A new “column reactor” configuration is being used to study of the microbial structure and function on a biofilm under varying BOD:NH₃ conditions. The column reactors include a single membrane in side a glass tube. The membrane is inoculated with activated sludge, and a biofilm develops under different BOD:NH₃ conditions that may be present in the full scale MBfP reactor. Sampling ports have been included to allow easy access for microsensor measurements. A cryosectioning technique has been developed to section the membrane for microbial ecology analysis by FISH.

Task 8 ­ Pilot Scale Design and Testing Plan

We are awaiting the results of the third generation reactor before beginning the pilot scale design. This may delay the pilot-scale tests.

Have the results/data gathered during this reporting period changed the project objectives when compared to your original proposal?

Data Generated to date
Please see Figures 1 and 2, as referenced above.

Project Objectives for Next Reporting Period

Objectives
The objectives for the next reporting period are: (1) continue bench scale screening tests to determine an effective fiber configuration and mixing approach, and to determine necessary operational parameters; (2) investigate the MBfP biofilm’s microbial function and structure; and (3) begin design and construction of the pilot scale MBfP reactor.

Tasks to Meet Objectives
The third generation MBfP prototype has been constructed and is currently being operated. The third prototype is similar in design to the anticipated pilot scale reactor. A simplified column reactor has been designed to examine the microbial structure and function of a biofilm grown under varying conditions that the MBfP reactor may be exposed to. Development of a pilot scale design and testing plan will continue.

Work Plan for Next Reporting Period
Bench scale work will continue at the University of Notre Dame. Design and construction of the pilot scale reactor will begin as a joint effort between APT, Metcalf & Eddy, and the University of Notre Dame.

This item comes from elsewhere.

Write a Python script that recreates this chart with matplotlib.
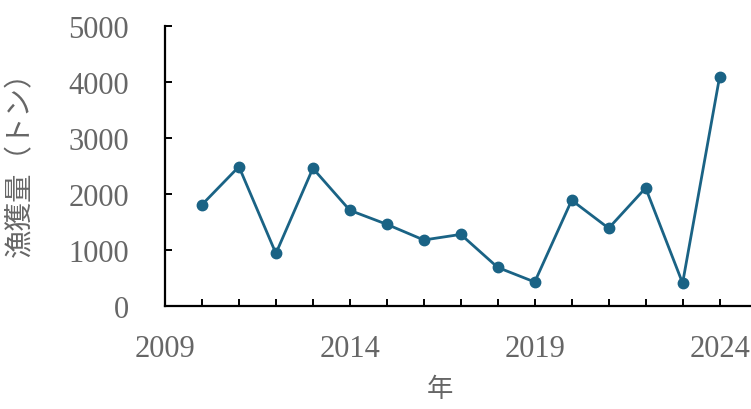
import matplotlib
matplotlib.use("Agg")
import matplotlib.pyplot as plt

# 年ごとの漁獲量（トン）
years = [2010, 2011, 2012, 2013, 2014, 2015, 2016, 2017,
         2018, 2019, 2020, 2021, 2022, 2023, 2024]
catch = [1810, 2490, 940, 2460, 1710, 1460, 1180, 1280,
         690, 430, 1890, 1390, 2110, 410, 4090]

xticks = [2009, 2014, 2019, 2024]
yticks = [0, 1000, 2000, 3000, 4000, 5000]

LINE = "#1a6385"
GRAY = "#666666"
SERIF = ["Liberation Serif", "DejaVu Serif"]
CJK = ["Noto Sans CJK JP", "DejaVu Sans"]

fig = plt.figure(figsize=(7.51, 4.10), dpi=100)
ax = fig.add_axes([0.2197, 0.251, 0.7803, 0.683])

ax.plot(years, catch, color=LINE, lw=2.0, marker="o", ms=7.5, clip_on=False)

ax.set_xlim(2009, 2024.85)
ax.set_ylim(0, 5000)
ax.set_xticks(range(2009, 2025), minor=True)
ax.set_xticks(xticks)
ax.set_yticks(yticks)

for s in ["top", "right"]:
    ax.spines[s].set_visible(False)
for s in ["left", "bottom"]:
    ax.spines[s].set_linewidth(1.6)
    ax.spines[s].set_color("black")

ax.tick_params(axis="both", which="both", direction="in", width=1.4, color="black")
ax.tick_params(axis="both", which="major", length=5)
ax.tick_params(axis="x", which="minor", length=5)
ax.tick_params(axis="x", which="major", pad=20)
ax.tick_params(axis="y", which="major", pad=26)

for lab in ax.get_xticklabels() + ax.get_yticklabels():
    lab.set_family(SERIF)
    lab.set_fontsize(22)
    lab.set_color(GRAY)

ax.set_xlabel("年", family=CJK, fontsize=19, color=GRAY, va="center")
ax.xaxis.set_label_coords(0.4693, -0.293)
ax.set_ylabel("漁獲量（トン）", family=CJK, fontsize=20.5, color=GRAY)
ax.yaxis.set_label_coords(-0.221, 0.536)

fig.savefig("out.png", dpi=100)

Dissemination Objectives for next reporting period
Workshops: None

Conferences:
(1) “Concurrent Nitrification, Denitrification, and BOD Removal in a Hybrid Membrane Biofilm Reactor” was presented at the IWA World Water Congress in Beijing, September 11, 2006;
(2) "Performance and microbial ecology of the hybrid membrane biofilm process (HMBP) for concurrent nitrification and denitrification” was accepted for platform presentation at the IWA Biofilms VI Conference in Amsterdam, September 25, 2006.
(3) “Concurrent Nitrification, Denitrification, and BOD Removal in a Hybrid Membrane-Biofilm Reactor,” was accepted for presentation at the Indiana Water Environment Association Annual Conference, Indianapolis, November 18, 2006.
(4) “The Hybrid Membrane Biofilm Process (HMBP): A Novel Technology for Upgrading Activated Sludge Plants to Achieve Biological Nitrogen Removal” was submitted to the IWA/WEF conference Nutrient Removal 2007: The State of the Art, Baltimore, March 2007.

Manuals, Protocols: None

Outreach Activities: None

Contact with End Users: None, other than for End User Report

Patent, Copyright, Invention Disclosure Activity: IP Disclosure submitted to ND Technology Transfer Office for MBfP.

Overall Project Timeline Update
The project is currently on track within the proposed schedule. However, the pilot-scale work may need to be deferred until a bench-scale prototype is selected.

Expenditures
Expenditures were in the range anticipated for the work accomplished to date.